Limiting global warming to 2°C or less will require global emissions of greenhouse gases to be deeply reduced by 2050. This will require a profound transformation of how energy is supplied and used around the world. The DDPP is charting the path to this transformation, starting now, one country at a time.
Deep decarbonization pathways fill a key gap in climate policy. Within countries, they provide a critical, missing long-term framework for informing and coordinating policy and business decisions. Internationally, they provide a transparent benchmark for evaluating national commitments.
DDPP research teams study decarbonization in their own countries. Each team defines its own pathways to a low carbon energy system that still provides all the energy services their society needs, taking into account current infrastructure, natural resources, and stage of socio-economic development.
The country research teams are building a new global knowledge base for decarbonization, transparently sharing results, data, and methods.

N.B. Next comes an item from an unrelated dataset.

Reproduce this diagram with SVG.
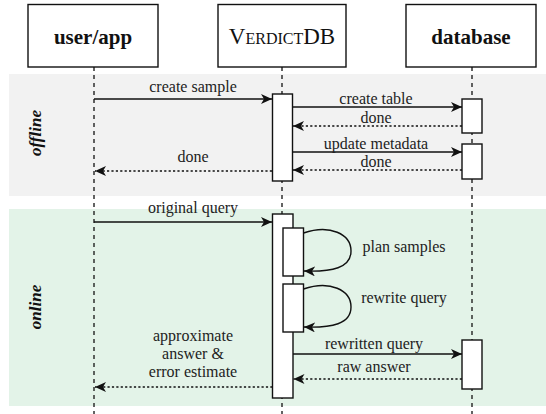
<svg xmlns="http://www.w3.org/2000/svg" width="546" height="414" viewBox="0 0 546 414">
<style>
.hdr{fill:#fff;stroke:#111;stroke-width:1.4}
.ht{font-family:"Liberation Serif",serif;font-size:21px;fill:#111;text-anchor:middle}
.life{stroke:#222;stroke-width:1.4;stroke-dasharray:4,4;fill:none}
.act{fill:#fff;stroke:#111;stroke-width:1.4}
.msg{stroke:#111;stroke-width:1.4;fill:none;marker-end:url(#ah)}
.ret{stroke:#111;stroke-width:1.4;fill:none;stroke-dasharray:2.2,2.2;marker-end:url(#ah)}
.lbl{font-family:"Liberation Serif",serif;font-size:16px;fill:#222;text-anchor:middle}
.sec{font-family:"Liberation Serif",serif;font-size:17px;font-weight:bold;font-style:italic;fill:#111;text-anchor:middle}
</style>
<defs>
<marker id="ah" markerUnits="userSpaceOnUse" markerWidth="12" markerHeight="10" refX="11" refY="5" orient="auto">
<path d="M0,0 L11,5 L0,10 L3,5 z" fill="#111"/>
</marker>
</defs>
<g id="bands">
<rect x="9" y="74" width="537" height="122" fill="#f2f2f2"/>
<rect x="9" y="209" width="537" height="197" fill="#e3f3e8"/>
<text class="sec" transform="translate(41,133) rotate(-90)">offline</text>
<text class="sec" transform="translate(41,307) rotate(-90)">online</text>
</g>
<g id="lifelines">
<line class="life" x1="94" y1="67" x2="94" y2="414"/>
<line class="life" x1="282" y1="67" x2="282" y2="414"/>
<line class="life" x1="472" y1="67" x2="472" y2="414"/>
</g>
<g id="node-user">
<rect class="hdr" x="28" y="4.5" width="130" height="62.5"/>
<text class="ht" x="93" y="44" font-weight="bold">user/app</text>
</g>
<g id="node-verdictdb">
<rect class="hdr" x="218" y="4.5" width="128" height="62.5"/>
<text class="ht" x="282" y="44" font-size="23" style="font-size:23px;font-variant:small-caps">VerdictDB</text>
</g>
<g id="node-database">
<rect class="hdr" x="406" y="4.5" width="130" height="62.5"/>
<text class="ht" x="471" y="44" font-weight="bold">database</text>
</g>
<g id="activations">
<rect class="act" x="272.5" y="94" width="20" height="87"/>
<rect class="act" x="462" y="99" width="20" height="34"/>
<rect class="act" x="462" y="144" width="20" height="35"/>
<rect class="act" x="272.5" y="214" width="20.5" height="184"/>
<rect class="act" x="283" y="228" width="20.5" height="48"/>
<rect class="act" x="283" y="284" width="20.5" height="48"/>
<rect class="act" x="462" y="340" width="20" height="49"/>
</g>
<g id="connectors">
<line class="msg" x1="94" y1="99" x2="272" y2="99"/>
<line class="msg" x1="292.5" y1="107" x2="462" y2="107"/>
<line class="ret" x1="462" y1="126" x2="293" y2="126"/>
<line class="msg" x1="292.5" y1="152" x2="462" y2="152"/>
<line class="ret" x1="462" y1="170" x2="293" y2="170"/>
<line class="ret" x1="272" y1="171" x2="95" y2="171"/>
<line class="msg" x1="94" y1="222" x2="272" y2="222"/>
<path class="msg" d="M303.5,233 C330,224 351,234 351,251 C351,268 332,272 304,271"/>
<path class="msg" d="M303.5,289 C330,280 351,290 351,307 C351,324 332,328 304,327"/>
<line class="msg" x1="293" y1="354" x2="462" y2="354"/>
<line class="ret" x1="462" y1="379" x2="293.5" y2="379"/>
<line class="ret" x1="272.5" y1="387" x2="95" y2="387"/>
</g>
<g id="labels">
<text class="lbl" x="193" y="92">create sample</text>
<text class="lbl" x="376" y="104">create table</text>
<text class="lbl" x="376" y="123">done</text>
<text class="lbl" x="376" y="149">update metadata</text>
<text class="lbl" x="376" y="167">done</text>
<text class="lbl" x="193" y="162">done</text>
<text class="lbl" x="193" y="213">original query</text>
<text class="lbl" x="404" y="252">plan samples</text>
<text class="lbl" x="404" y="303">rewrite query</text>
<text class="lbl" x="374" y="349">rewritten query</text>
<text class="lbl" x="374" y="372">raw answer</text>
<text class="lbl" x="193" y="341">approximate</text>
<text class="lbl" x="193" y="359">answer &amp;</text>
<text class="lbl" x="193" y="377">error estimate</text>
</g>
</svg>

The DDPP has developed a unique set of analytical tools for combining and comparing individual country pathways, allowing the global impact to be more clearly seen.
The DDPP identifies problems and finds solutions on the road to deep decarbonization. The pathways are rigorous, detailed, sector-by-sector descriptions of what deep decarbonization requires in each country over time, in terms of technologies, infrastructure, investment needs, and international support.
The DDPP is already changing the climate policy discussion both within countries and among them. By showing concretely how 2°C can be achieved and what the enabling conditions are, it is altering the focus from incremental change to transformation, and shining a bright new light on the benefits of cooperation.